### [Given data]
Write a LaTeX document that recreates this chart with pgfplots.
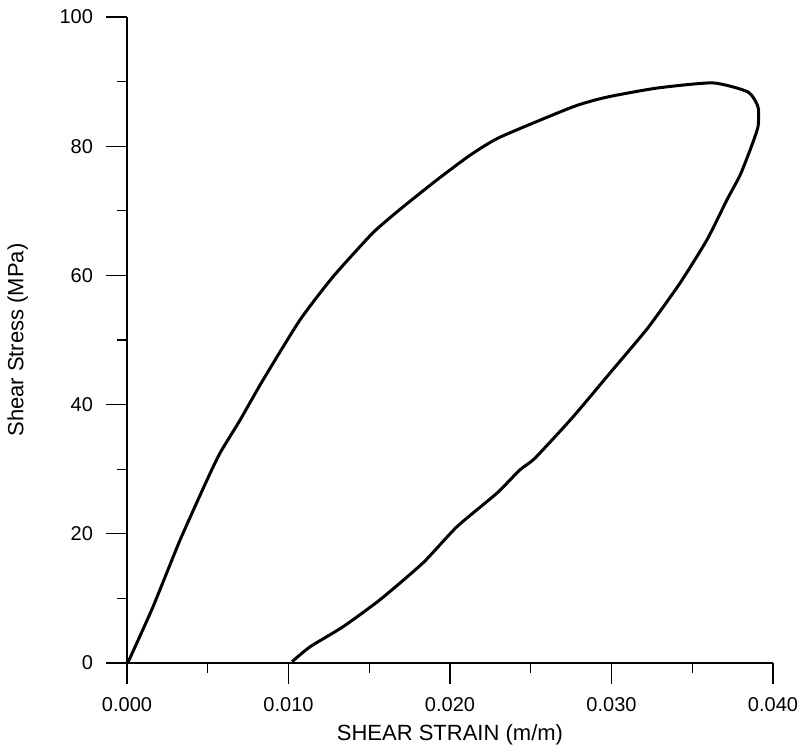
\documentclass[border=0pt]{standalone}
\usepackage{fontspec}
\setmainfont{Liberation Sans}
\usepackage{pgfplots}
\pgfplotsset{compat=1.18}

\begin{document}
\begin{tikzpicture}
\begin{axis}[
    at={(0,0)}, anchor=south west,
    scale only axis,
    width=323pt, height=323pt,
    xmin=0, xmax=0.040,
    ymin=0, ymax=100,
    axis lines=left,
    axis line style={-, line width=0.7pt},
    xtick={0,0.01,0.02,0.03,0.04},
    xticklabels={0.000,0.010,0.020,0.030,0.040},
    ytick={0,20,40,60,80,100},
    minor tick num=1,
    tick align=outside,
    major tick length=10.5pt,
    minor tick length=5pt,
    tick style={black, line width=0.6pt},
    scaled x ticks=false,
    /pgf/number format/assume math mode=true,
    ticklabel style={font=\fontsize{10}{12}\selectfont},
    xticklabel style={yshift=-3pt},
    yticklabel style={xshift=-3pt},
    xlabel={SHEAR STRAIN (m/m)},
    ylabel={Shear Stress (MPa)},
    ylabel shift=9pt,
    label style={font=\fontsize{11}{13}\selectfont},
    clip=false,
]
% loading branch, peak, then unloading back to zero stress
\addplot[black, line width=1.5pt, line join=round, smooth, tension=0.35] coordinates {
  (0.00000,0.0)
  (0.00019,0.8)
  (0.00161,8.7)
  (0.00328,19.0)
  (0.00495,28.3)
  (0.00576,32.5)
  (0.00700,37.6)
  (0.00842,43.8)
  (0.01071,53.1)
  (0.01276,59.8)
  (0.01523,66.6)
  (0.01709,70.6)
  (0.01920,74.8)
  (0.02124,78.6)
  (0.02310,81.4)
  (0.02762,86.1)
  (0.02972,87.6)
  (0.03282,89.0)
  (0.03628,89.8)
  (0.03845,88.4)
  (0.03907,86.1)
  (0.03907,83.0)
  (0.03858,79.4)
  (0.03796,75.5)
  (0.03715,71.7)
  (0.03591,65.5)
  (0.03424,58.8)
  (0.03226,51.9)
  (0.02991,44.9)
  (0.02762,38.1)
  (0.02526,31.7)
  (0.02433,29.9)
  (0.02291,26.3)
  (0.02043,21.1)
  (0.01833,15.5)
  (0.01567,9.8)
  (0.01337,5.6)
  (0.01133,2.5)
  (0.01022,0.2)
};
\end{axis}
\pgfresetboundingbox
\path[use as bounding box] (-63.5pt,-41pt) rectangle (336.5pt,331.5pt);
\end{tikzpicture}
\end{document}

### [Work required]
Write the listing out a second time exactly, dropping all images.

### [Answer to this problem]
Write a LaTeX document that recreates this chart with pgfplots.
\documentclass[border=0pt]{standalone}
\usepackage{fontspec}
\setmainfont{Liberation Sans}
\usepackage{pgfplots}
\pgfplotsset{compat=1.18}

\begin{document}
\begin{tikzpicture}
\begin{axis}[
    at={(0,0)}, anchor=south west,
    scale only axis,
    width=323pt, height=323pt,
    xmin=0, xmax=0.040,
    ymin=0, ymax=100,
    axis lines=left,
    axis line style={-, line width=0.7pt},
    xtick={0,0.01,0.02,0.03,0.04},
    xticklabels={0.000,0.010,0.020,0.030,0.040},
    ytick={0,20,40,60,80,100},
    minor tick num=1,
    tick align=outside,
    major tick length=10.5pt,
    minor tick length=5pt,
    tick style={black, line width=0.6pt},
    scaled x ticks=false,
    /pgf/number format/assume math mode=true,
    ticklabel style={font=\fontsize{10}{12}\selectfont},
    xticklabel style={yshift=-3pt},
    yticklabel style={xshift=-3pt},
    xlabel={SHEAR STRAIN (m/m)},
    ylabel={Shear Stress (MPa)},
    ylabel shift=9pt,
    label style={font=\fontsize{11}{13}\selectfont},
    clip=false,
]
% loading branch, peak, then unloading back to zero stress
\addplot[black, line width=1.5pt, line join=round, smooth, tension=0.35] coordinates {
  (0.00000,0.0)
  (0.00019,0.8)
  (0.00161,8.7)
  (0.00328,19.0)
  (0.00495,28.3)
  (0.00576,32.5)
  (0.00700,37.6)
  (0.00842,43.8)
  (0.01071,53.1)
  (0.01276,59.8)
  (0.01523,66.6)
  (0.01709,70.6)
  (0.01920,74.8)
  (0.02124,78.6)
  (0.02310,81.4)
  (0.02762,86.1)
  (0.02972,87.6)
  (0.03282,89.0)
  (0.03628,89.8)
  (0.03845,88.4)
  (0.03907,86.1)
  (0.03907,83.0)
  (0.03858,79.4)
  (0.03796,75.5)
  (0.03715,71.7)
  (0.03591,65.5)
  (0.03424,58.8)
  (0.03226,51.9)
  (0.02991,44.9)
  (0.02762,38.1)
  (0.02526,31.7)
  (0.02433,29.9)
  (0.02291,26.3)
  (0.02043,21.1)
  (0.01833,15.5)
  (0.01567,9.8)
  (0.01337,5.6)
  (0.01133,2.5)
  (0.01022,0.2)
};
\end{axis}
\pgfresetboundingbox
\path[use as bounding box] (-63.5pt,-41pt) rectangle (336.5pt,331.5pt);
\end{tikzpicture}
\end{document}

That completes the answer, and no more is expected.